Läutkultur als Leitkultur
Seit Jahrhunderten begleiten Glocken das Leben von Christen. Profanes aber besonders liturgisches Läuten bestimmten das Leben der Menschen in christlich geprägten Regionen der Welt und regelten ebenso ihren Tagesablauf. Dreimal täglich – in manchen Klöstern sogar viermal – kündete eine Glocke den Engel des Herrn, den Angelus zu beten. Besonders beeindruckend und ergreifend wird dieses Procedere im Jahr 1956 veröffentlichten Film „Unsere liebe Frau“ aus Altötting verbal dargestellt. Morgens (früher 6:00 Uhr, heute meist 7:00 Uhr), mittags um 12:00 Uhr, und Abends je nach örtlicher Tradition unterschiedlich zum Sonnenuntergang oder einer festen Betzeit gehandhabt, erklingt eine Glocke solistisch aus dem Glockenstuhl des Kirchturms oder Glockenträgers. Dieses Angelusläuten ist wohl das Bekannteste neben dem Läuten zu Gottesdiensten und Andachten.

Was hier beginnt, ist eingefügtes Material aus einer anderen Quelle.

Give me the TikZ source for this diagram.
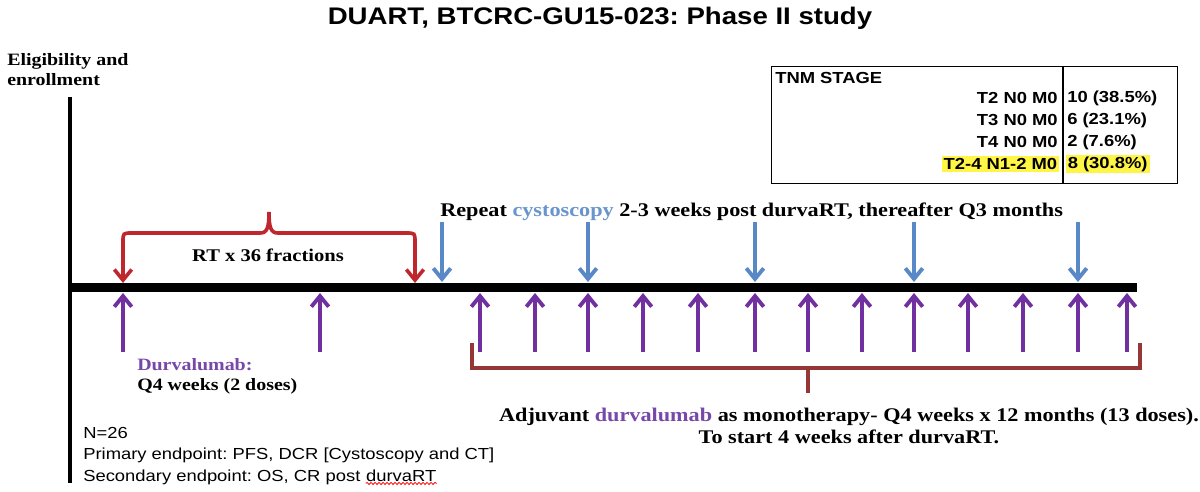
\documentclass[tikz,border=0pt]{standalone}
\usepackage{fontspec}
\setmainfont[FakeStretch=1.15]{Liberation Serif}
\setsansfont[FakeStretch=1.15]{Liberation Sans}
\usetikzlibrary{arrows.meta,decorations.pathmorphing}
\definecolor{durpurple}{RGB}{112,48,160}
\definecolor{durtext}{RGB}{118,72,168}
\definecolor{cysblue}{RGB}{88,136,198}
\definecolor{cystext}{RGB}{105,148,205}
\definecolor{rtred}{RGB}{192,39,45}
\definecolor{brackred}{RGB}{149,55,53}
\definecolor{hilite}{RGB}{255,245,70}
\tikzset{
  serifbold/.style={font=\rmfamily\bfseries\fontsize{14.5}{17}\selectfont, inner sep=0pt},
  sanstxt/.style={font=\sffamily\fontsize{12}{16}\selectfont, inner sep=0pt},
  tabtxt/.style={font=\sffamily\bfseries\fontsize{12}{14}\selectfont, inner sep=0pt},
  barb/.tip={Straight Barb[length=8pt,width=13pt]},
  purplearrow/.style={draw=durpurple, line width=2.9pt, -barb},
  bluearrow/.style={draw=cysblue, line width=2.9pt, -barb},
  bracepath/.style={draw=rtred, line width=2.7pt, barb-barb},
  brackpath/.style={draw=brackred, line width=2.7pt},
}
\begin{document}
\frenchspacing
\begin{tikzpicture}[x=0.75pt,y=-0.75pt]
\useasboundingbox (0,0) rectangle (1200,492);
% title
\node[font=\sffamily\bfseries\fontsize{18}{22}\selectfont, inner sep=0pt] (title) at (600,18) {DUART, BTCRC-GU15-023: Phase II study};
% eligibility
\node[align=left, anchor=west, inner sep=0pt, font=\rmfamily\bfseries\fontsize{13}{15}\selectfont] (elig) at (7,70) {Eligibility and\\enrollment};
% axes
\coordinate (vtop) at (70,97);
\coordinate (vbot) at (70,483);
\draw[line width=2.8pt] (vtop) -- (vbot);
\coordinate (tlstart) at (68,287.5);
\coordinate (tlend) at (1137,287.5);
\draw[line width=6.8pt] (tlstart) -- (tlend);
% table
\node[draw, line width=0.8pt, minimum width=406*0.75pt, minimum height=117*0.75pt, anchor=north west, inner sep=0pt] (tab) at (771,66) {};
\coordinate (divtop) at (1063,66);
\coordinate (divbot) at (1063,183);
\draw[line width=0.8pt] (divtop) -- (divbot);
\node[tabtxt, anchor=west] (tnm) at (775,78) {TNM STAGE};
\node[tabtxt, anchor=east] (r1a) at (1058,98) {T2 N0 M0};
\node[tabtxt, anchor=west] (r1b) at (1067,98) {10 (38.5\%)};
\node[tabtxt, anchor=east] (r2a) at (1058,120) {T3 N0 M0};
\node[tabtxt, anchor=west] (r2b) at (1067,120) {6 (23.1\%)};
\node[tabtxt, anchor=east] (r3a) at (1058,142) {T4 N0 M0};
\node[tabtxt, anchor=west] (r3b) at (1067,142) {2 (7.6\%)};
\node[tabtxt, anchor=east, fill=hilite, inner sep=1.5pt] (r4a) at (1059.5,164) {T2-4 N1-2 M0};
\node[tabtxt, anchor=west, fill=hilite, inner sep=1.5pt] (r4b) at (1065.5,164) {8 (30.8\%)};
% RT brace
\coordinate (rtl) at (123,283);
\coordinate (rtr) at (415,283);
\draw[bracepath] (rtl) -- (123,242) .. controls (123,233) .. (132,233) -- (260,233)
  .. controls (267,233) and (269,228) .. (269,212)
  .. controls (269,228) and (271,233) .. (278,233) -- (406,233)
  .. controls (415,233) .. (415,242) -- (rtr);
\node[serifbold, font=\rmfamily\bfseries\fontsize{13.4}{16}\selectfont] (rt) at (268,255) {RT x 36 fractions};
% cystoscopy
\node[serifbold, anchor=west] (rep) at (440,212) {Repeat \textcolor{cystext}{cystoscopy} 2-3 weeks post durvaRT, thereafter Q3 months};
\foreach \x [count=\i] in {442,588,755,914,1078} {
  \coordinate (bt\i) at (\x,222);
  \coordinate (bb\i) at (\x,282);
  \draw[bluearrow] (bt\i) -- (bb\i);
}
% purple arrows
\foreach \x [count=\i] in {123,320,480,535,588,643,698,755,808,862,914,968,1023,1078,1127} {
  \coordinate (pb\i) at (\x,352);
  \coordinate (pt\i) at (\x,293);
  \draw[purplearrow] (pb\i) -- (pt\i);
}
% durvalumab induction text
\node[align=left, anchor=north west, inner sep=0pt, font=\rmfamily\bfseries\fontsize{13}{15}\selectfont] (dur) at (137,358) {\textcolor{durtext}{Durvalumab:}\\Q4 weeks (2 doses)};
% adjuvant bracket
\coordinate (bl) at (472,343);
\coordinate (br) at (1140,343);
\coordinate (bs) at (808,393);
\draw[brackpath] (bl) -- (472,368) -- (1140,368) -- (br);
\draw[brackpath] (808,368) -- (bs);
\node[serifbold, align=center] (adj) at (849,426) {Adjuvant \textcolor{durtext}{durvalumab} as monotherapy- Q4 weeks x 12 months (13 doses).\\To start 4 weeks after durvaRT.};
% bottom left text
\node[sanstxt, anchor=west] (n26) at (83,433) {N=26};
\node[sanstxt, anchor=west] (prim) at (83,455) {Primary endpoint: PFS, DCR [Cystoscopy and CT]};
\node[sanstxt, anchor=base west] (sec1) at (83,481) {Secondary endpoint: OS, CR post};
\node[sanstxt, anchor=base west] (sec2) at ([xshift=3.8pt]sec1.base east) {durvaRT};
\draw[red, line width=0.6pt, decorate, decoration={snake, amplitude=0.8pt, segment length=3pt}] ([yshift=-1.5pt]sec2.south west) -- ([yshift=-1.5pt]sec2.south east);
\end{tikzpicture}
\end{document}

Eine weitere Sitte im Umgang mit den Kirchenglocken ist das Einläuten des Sonntags, dem Tag des Herrn am Samstagnachmittag oder -abend vor der ersten Messe. Das Einläuten, im süddeutschen Raum auch als Feierabendläuten bekannt, geht vermutlich auf das erste große Läuten nach den Werktagen zur ersten Vesper vom Sonntag zurück, und spricht, wie schon erwähnt, vom einem großen Sonntagsgeläute. Vielerorts wird hierzu sogar das Plenum geschaltet. Nach der flächendeckenden Einführung von Läutemaschinen in den Kirchtürmen expandierte die Dauer dieses ersten Läutens vor dem Sonntag. Eine sehr spezielle, feierlich anmutende Variante wird hierzu in Form des Reihenläutens vor dem Plenum gepflegt, indem zuerst von der Kleinsten bis zur Größten alle Glocken im Einzelläuten nacheinander vorgestellt werden.
Höhepunkt ist schließlich das Plenum aus allen bereits geläuteten Glocken. Doch gibt bzw. gab es neben dem Samstag auch den Donnerstagabend und Freitag als Tage von alter Läutetradition. Donnerstagabends nach dem Angelus wurde die meist tontiefste Glocke solistisch im Gedenken an die Todesangst Jesu im Garten Getsemani geläutet. Dieses in der Dämmerung als sehr ernst zu vernehmendes Läuten galt im Volksmund umgangssprachlich sehr schnell als das Angstläuten. Am darauf folgenden Tag, dem Freitag erklang im äußersten Falle sage und schreibe sieben Mal ein Geläut von den Kirchtürmen. Neben den drei obligatorischen Angelusgeläuten wurde akustisch an die Leidensgeschichte Jesu Christi am Karfreitag erinnert – jeden Freitag des Jahres, außer am Karfreitag selbst! Übliche Uhrzeiten für das Läuten waren hierbei 9:00 Uhr (Kreuzigung), 11:00 Uhr (Leiden Jesu am Kreuz „Herz Jesu Läuten“), 15:00 Uhr (Kreuzestod) und 16:00 Uhr (Kreuzabnahme).
Mancherorts hielt sich – speziell in Österreich und der Schweiz – das 11:00 Uhr und das 15:00 Uhr Läuten. Neben diesen aufgeführten liturgischen Läutetraditionen der Kirche gab es auch von so manchen Kirchtürmen vor Jahrhunderten ein profanes Läuten, was ich neben dem allseits bekannten Wetter- und Feuerläuten kurz aufführen möchte.
Es ist das so genannte Armeseelen- oder auch Verirrtenläuten. Es wurde täglich mit einer einzelnen Kirchenglocke frühestens eine Stunde nach Einbruch der Dunkelheit praktiziert, und diente den Leuten, die noch nicht innerhalb der sicheren Stadtmauern waren, als akustischer Wegweiser. Nachweislich wird diese uralte Sitte heute noch allabendlich in der historischen Stadt Fribourg in der französischen Schweiz an der gotischen Kathedrale St. Nikolaus hochgehalten. Werden auch wir deutschsprachigen Katholiken wieder hellhöriger auf unsere Kirchenglocken und das, was sie uns mitteilen.